Problem to work on: Pull out each line of the data that includes the word "chart".

Data for processing:
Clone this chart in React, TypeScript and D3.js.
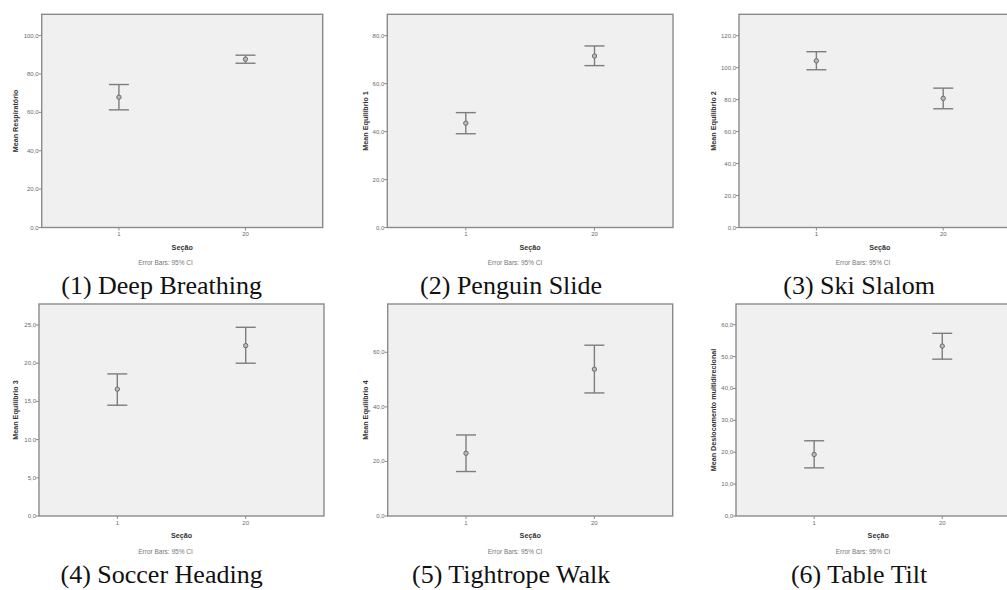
import React from "react";
import * as d3 from "d3";

// ---- data ----
const categories = ["1", "20"];
const panelTitles = [
  "(1) Deep Breathing",
  "(2) Penguin Slide",
  "(3) Ski Slalom",
  "(4) Soccer Heading",
  "(5) Tightrope Walk",
  "(6) Table Tilt",
];
const yAxisLabels = [
  "Mean Respiratório",
  "Mean Equilíbrio 1",
  "Mean Equilíbrio 2",
  "Mean Equilíbrio 3",
  "Mean Equilíbrio 4",
  "Mean Deslocamento multidirecional",
];
const meanValues = [
  [67.9, 87.7],
  [43.5, 71.5],
  [104.3, 80.8],
  [16.6, 22.3],
  [23.0, 53.8],
  [19.3, 53.3],
];
const ciLower = [
  [61.3, 85.6],
  [39.1, 67.5],
  [98.7, 74.3],
  [14.5, 20.0],
  [16.3, 45.1],
  [15.1, 49.2],
];
const ciUpper = [
  [74.5, 89.8],
  [47.9, 75.7],
  [110.0, 87.2],
  [18.6, 24.7],
  [29.7, 62.6],
  [23.6, 57.3],
];
const yDomainMax = [111.1, 88.9, 133.4, 27.75, 77.7, 66.5];
const yTickValues = [
  [0, 20, 40, 60, 80, 100],
  [0, 20, 40, 60, 80],
  [0, 20, 40, 60, 80, 100, 120],
  [0, 5, 10, 15, 20, 25],
  [0, 20, 40, 60],
  [0, 10, 20, 30, 40, 50, 60],
];
const xAxisTitle = "Seção";
const footnote = "Error Bars: 95% CI";

// ---- layout ----
const colOffsets = [0, 349.5, 697.5];
const rowTops = [14.3, 304];
const rowBottoms = [227.5, 516];
const plotLefts = [41.7, 387.3, 739, 39, 387.7, 736];
const plotRights = [322.7, 673, 1020.6, 324, 672.7, 1020.4];
const captionBaselines = [294, 583];

const SANS = "'Liberation Sans', Arial, sans-serif";
const SERIF = "'Liberation Serif', 'Times New Roman', serif";

const fmt = (v: number) => d3.format(".1f")(v).replace(".", ",");

const frameColor = "#8a8a8a";
const barColor = "#7d7d7d";
const tickTextColor = "#6a6a6a";

function Panel({ i }: { i: number }) {
  const row = Math.floor(i / 3);
  const col = i % 3;
  const top = rowTops[row];
  const bottom = rowBottoms[row];
  const left = plotLefts[i];
  const right = plotRights[i];
  const off = colOffsets[col];

  const y = d3.scaleLinear().domain([0, yDomainMax[i]]).range([bottom, top]);
  const x = d3.scalePoint<string>().domain(categories).range([left, right]).padding(0.61);
  const capHalf = 10;

  return (
    <g>
      <rect x={left} y={top} width={right - left} height={bottom - top} fill="#f0f0f0" stroke={frameColor} strokeWidth={1.4} />
      {yTickValues[i].map((t) => (
        <g key={t}>
          <line x1={left - 3} x2={left} y1={y(t)} y2={y(t)} stroke={frameColor} strokeWidth={1} />
          <text x={left - 3} y={y(t) + 2} fontSize={6} textAnchor="end" fill={tickTextColor} style={{ fontFamily: SANS }}>
            {fmt(t)}
          </text>
        </g>
      ))}
      {categories.map((c, j) => {
        const cx = x(c)!;
        return (
          <g key={c}>
            <line x1={cx} x2={cx} y1={bottom} y2={bottom + 3} stroke={frameColor} strokeWidth={1} />
            <text x={cx} y={bottom + 8.5} fontSize={6} textAnchor="middle" fill={tickTextColor} style={{ fontFamily: SANS }}>
              {c}
            </text>
            <line x1={cx} x2={cx} y1={y(ciUpper[i][j])} y2={y(ciLower[i][j])} stroke={barColor} strokeWidth={1.4} />
            <line x1={cx - capHalf} x2={cx + capHalf} y1={y(ciUpper[i][j])} y2={y(ciUpper[i][j])} stroke={barColor} strokeWidth={1.4} />
            <line x1={cx - capHalf} x2={cx + capHalf} y1={y(ciLower[i][j])} y2={y(ciLower[i][j])} stroke={barColor} strokeWidth={1.4} />
            <circle cx={cx} cy={y(meanValues[i][j])} r={2.2} fill="#b8b8b8" stroke="#6e6e6e" strokeWidth={1} />
          </g>
        );
      })}
      <text
        transform={`translate(${off + 15.7},${(top + bottom) / 2}) rotate(-90)`}
        textAnchor="middle"
        dominantBaseline="central"
        fontSize={7.2}
        fontWeight="bold"
        fill="#333"
        style={{ fontFamily: SANS }}
      >
        {yAxisLabels[i]}
      </text>
      <text x={(left + right) / 2} y={bottom + 22.3} fontSize={7.2} fontWeight="bold" textAnchor="middle" fill="#333" style={{ fontFamily: SANS }}>
        {xAxisTitle}
      </text>
      <text x={off + 165.5} y={bottom + 37.5} fontSize={6.5} textAnchor="middle" fill="#777" style={{ fontFamily: SANS }}>
        {footnote}
      </text>
      <text x={off + 161.6} y={captionBaselines[row]} fontSize={26} textAnchor="middle" fill="#111" style={{ fontFamily: SERIF }}>
        {panelTitles[i]}
      </text>
    </g>
  );
}

export default function App() {
  return (
    <svg
      width={1007}
      height={590}
      style={{ position: "absolute", left: 0, top: 0, background: "#fff" }}
    >
      <rect x={0} y={0} width={1007} height={590} fill="#fff" />
      {panelTitles.map((_, i) => (
        <Panel key={i} i={i} />
      ))}
    </svg>
  );
}
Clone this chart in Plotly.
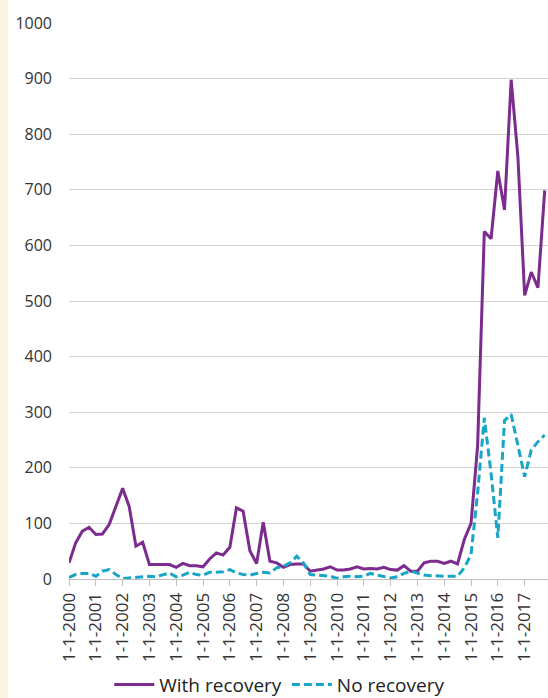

Exercise result:
Clone this chart in React, TypeScript and D3.js.
Clone this chart in Plotly.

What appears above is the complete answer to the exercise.